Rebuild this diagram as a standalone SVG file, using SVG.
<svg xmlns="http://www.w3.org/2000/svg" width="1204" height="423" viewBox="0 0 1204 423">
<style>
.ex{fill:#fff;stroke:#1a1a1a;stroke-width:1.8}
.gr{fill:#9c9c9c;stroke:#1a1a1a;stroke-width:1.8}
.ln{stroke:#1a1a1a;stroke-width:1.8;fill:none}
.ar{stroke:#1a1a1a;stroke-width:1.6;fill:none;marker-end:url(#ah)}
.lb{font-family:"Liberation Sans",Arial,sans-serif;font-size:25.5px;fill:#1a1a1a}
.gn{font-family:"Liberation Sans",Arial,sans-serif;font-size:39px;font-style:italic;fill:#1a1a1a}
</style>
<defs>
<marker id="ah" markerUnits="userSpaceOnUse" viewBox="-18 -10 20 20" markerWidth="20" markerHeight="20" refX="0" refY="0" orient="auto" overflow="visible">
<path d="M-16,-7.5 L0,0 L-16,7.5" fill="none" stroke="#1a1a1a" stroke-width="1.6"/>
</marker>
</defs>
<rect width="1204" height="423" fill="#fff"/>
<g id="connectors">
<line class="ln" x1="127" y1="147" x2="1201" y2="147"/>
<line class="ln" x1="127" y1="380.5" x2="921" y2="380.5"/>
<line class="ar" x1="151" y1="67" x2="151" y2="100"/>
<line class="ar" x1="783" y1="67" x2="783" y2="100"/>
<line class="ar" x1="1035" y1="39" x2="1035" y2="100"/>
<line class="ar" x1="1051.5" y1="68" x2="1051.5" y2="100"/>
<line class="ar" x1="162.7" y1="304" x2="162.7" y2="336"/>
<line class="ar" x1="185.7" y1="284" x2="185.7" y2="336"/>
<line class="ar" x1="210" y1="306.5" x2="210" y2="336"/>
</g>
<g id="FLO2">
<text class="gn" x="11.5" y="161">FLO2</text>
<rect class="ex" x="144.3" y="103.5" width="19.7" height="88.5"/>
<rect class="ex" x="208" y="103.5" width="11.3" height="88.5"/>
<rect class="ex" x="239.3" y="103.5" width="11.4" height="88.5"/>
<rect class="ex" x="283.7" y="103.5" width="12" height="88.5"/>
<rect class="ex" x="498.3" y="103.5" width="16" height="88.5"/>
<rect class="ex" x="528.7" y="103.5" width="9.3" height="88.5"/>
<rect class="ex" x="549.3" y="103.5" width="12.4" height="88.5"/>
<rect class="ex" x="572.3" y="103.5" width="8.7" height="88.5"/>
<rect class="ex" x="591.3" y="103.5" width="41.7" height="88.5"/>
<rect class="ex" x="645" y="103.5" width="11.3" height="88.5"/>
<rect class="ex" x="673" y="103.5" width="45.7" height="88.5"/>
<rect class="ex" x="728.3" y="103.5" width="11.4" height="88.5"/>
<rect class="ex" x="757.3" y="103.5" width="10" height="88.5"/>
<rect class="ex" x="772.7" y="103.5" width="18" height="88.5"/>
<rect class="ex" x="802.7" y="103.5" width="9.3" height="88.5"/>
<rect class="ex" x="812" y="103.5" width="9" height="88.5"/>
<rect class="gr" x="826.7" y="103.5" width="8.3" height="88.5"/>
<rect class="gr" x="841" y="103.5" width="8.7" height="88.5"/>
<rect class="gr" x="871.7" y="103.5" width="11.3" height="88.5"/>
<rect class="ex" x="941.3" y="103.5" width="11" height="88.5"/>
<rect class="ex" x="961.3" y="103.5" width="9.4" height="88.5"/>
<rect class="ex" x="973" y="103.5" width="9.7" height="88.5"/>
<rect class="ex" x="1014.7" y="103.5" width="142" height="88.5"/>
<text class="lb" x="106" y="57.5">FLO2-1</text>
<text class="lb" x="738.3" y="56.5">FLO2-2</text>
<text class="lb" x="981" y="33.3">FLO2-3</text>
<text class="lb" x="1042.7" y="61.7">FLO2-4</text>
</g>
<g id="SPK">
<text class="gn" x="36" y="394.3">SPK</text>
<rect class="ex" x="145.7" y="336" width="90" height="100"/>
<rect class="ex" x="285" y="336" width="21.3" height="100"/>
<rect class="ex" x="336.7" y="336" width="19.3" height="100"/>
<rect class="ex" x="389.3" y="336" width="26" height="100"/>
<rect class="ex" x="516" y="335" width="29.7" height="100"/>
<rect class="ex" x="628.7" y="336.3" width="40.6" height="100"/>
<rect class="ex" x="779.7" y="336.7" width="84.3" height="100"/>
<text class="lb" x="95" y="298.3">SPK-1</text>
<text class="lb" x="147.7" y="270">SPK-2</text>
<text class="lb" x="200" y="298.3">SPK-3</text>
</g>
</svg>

EXERCISE DETAILS :: Set every line of the listing down word for word.

THE ANSWER ::
Rebuild this diagram as a standalone SVG file, using SVG.
<svg xmlns="http://www.w3.org/2000/svg" width="1204" height="423" viewBox="0 0 1204 423">
<style>
.ex{fill:#fff;stroke:#1a1a1a;stroke-width:1.8}
.gr{fill:#9c9c9c;stroke:#1a1a1a;stroke-width:1.8}
.ln{stroke:#1a1a1a;stroke-width:1.8;fill:none}
.ar{stroke:#1a1a1a;stroke-width:1.6;fill:none;marker-end:url(#ah)}
.lb{font-family:"Liberation Sans",Arial,sans-serif;font-size:25.5px;fill:#1a1a1a}
.gn{font-family:"Liberation Sans",Arial,sans-serif;font-size:39px;font-style:italic;fill:#1a1a1a}
</style>
<defs>
<marker id="ah" markerUnits="userSpaceOnUse" viewBox="-18 -10 20 20" markerWidth="20" markerHeight="20" refX="0" refY="0" orient="auto" overflow="visible">
<path d="M-16,-7.5 L0,0 L-16,7.5" fill="none" stroke="#1a1a1a" stroke-width="1.6"/>
</marker>
</defs>
<rect width="1204" height="423" fill="#fff"/>
<g id="connectors">
<line class="ln" x1="127" y1="147" x2="1201" y2="147"/>
<line class="ln" x1="127" y1="380.5" x2="921" y2="380.5"/>
<line class="ar" x1="151" y1="67" x2="151" y2="100"/>
<line class="ar" x1="783" y1="67" x2="783" y2="100"/>
<line class="ar" x1="1035" y1="39" x2="1035" y2="100"/>
<line class="ar" x1="1051.5" y1="68" x2="1051.5" y2="100"/>
<line class="ar" x1="162.7" y1="304" x2="162.7" y2="336"/>
<line class="ar" x1="185.7" y1="284" x2="185.7" y2="336"/>
<line class="ar" x1="210" y1="306.5" x2="210" y2="336"/>
</g>
<g id="FLO2">
<text class="gn" x="11.5" y="161">FLO2</text>
<rect class="ex" x="144.3" y="103.5" width="19.7" height="88.5"/>
<rect class="ex" x="208" y="103.5" width="11.3" height="88.5"/>
<rect class="ex" x="239.3" y="103.5" width="11.4" height="88.5"/>
<rect class="ex" x="283.7" y="103.5" width="12" height="88.5"/>
<rect class="ex" x="498.3" y="103.5" width="16" height="88.5"/>
<rect class="ex" x="528.7" y="103.5" width="9.3" height="88.5"/>
<rect class="ex" x="549.3" y="103.5" width="12.4" height="88.5"/>
<rect class="ex" x="572.3" y="103.5" width="8.7" height="88.5"/>
<rect class="ex" x="591.3" y="103.5" width="41.7" height="88.5"/>
<rect class="ex" x="645" y="103.5" width="11.3" height="88.5"/>
<rect class="ex" x="673" y="103.5" width="45.7" height="88.5"/>
<rect class="ex" x="728.3" y="103.5" width="11.4" height="88.5"/>
<rect class="ex" x="757.3" y="103.5" width="10" height="88.5"/>
<rect class="ex" x="772.7" y="103.5" width="18" height="88.5"/>
<rect class="ex" x="802.7" y="103.5" width="9.3" height="88.5"/>
<rect class="ex" x="812" y="103.5" width="9" height="88.5"/>
<rect class="gr" x="826.7" y="103.5" width="8.3" height="88.5"/>
<rect class="gr" x="841" y="103.5" width="8.7" height="88.5"/>
<rect class="gr" x="871.7" y="103.5" width="11.3" height="88.5"/>
<rect class="ex" x="941.3" y="103.5" width="11" height="88.5"/>
<rect class="ex" x="961.3" y="103.5" width="9.4" height="88.5"/>
<rect class="ex" x="973" y="103.5" width="9.7" height="88.5"/>
<rect class="ex" x="1014.7" y="103.5" width="142" height="88.5"/>
<text class="lb" x="106" y="57.5">FLO2-1</text>
<text class="lb" x="738.3" y="56.5">FLO2-2</text>
<text class="lb" x="981" y="33.3">FLO2-3</text>
<text class="lb" x="1042.7" y="61.7">FLO2-4</text>
</g>
<g id="SPK">
<text class="gn" x="36" y="394.3">SPK</text>
<rect class="ex" x="145.7" y="336" width="90" height="100"/>
<rect class="ex" x="285" y="336" width="21.3" height="100"/>
<rect class="ex" x="336.7" y="336" width="19.3" height="100"/>
<rect class="ex" x="389.3" y="336" width="26" height="100"/>
<rect class="ex" x="516" y="335" width="29.7" height="100"/>
<rect class="ex" x="628.7" y="336.3" width="40.6" height="100"/>
<rect class="ex" x="779.7" y="336.7" width="84.3" height="100"/>
<text class="lb" x="95" y="298.3">SPK-1</text>
<text class="lb" x="147.7" y="270">SPK-2</text>
<text class="lb" x="200" y="298.3">SPK-3</text>
</g>
</svg>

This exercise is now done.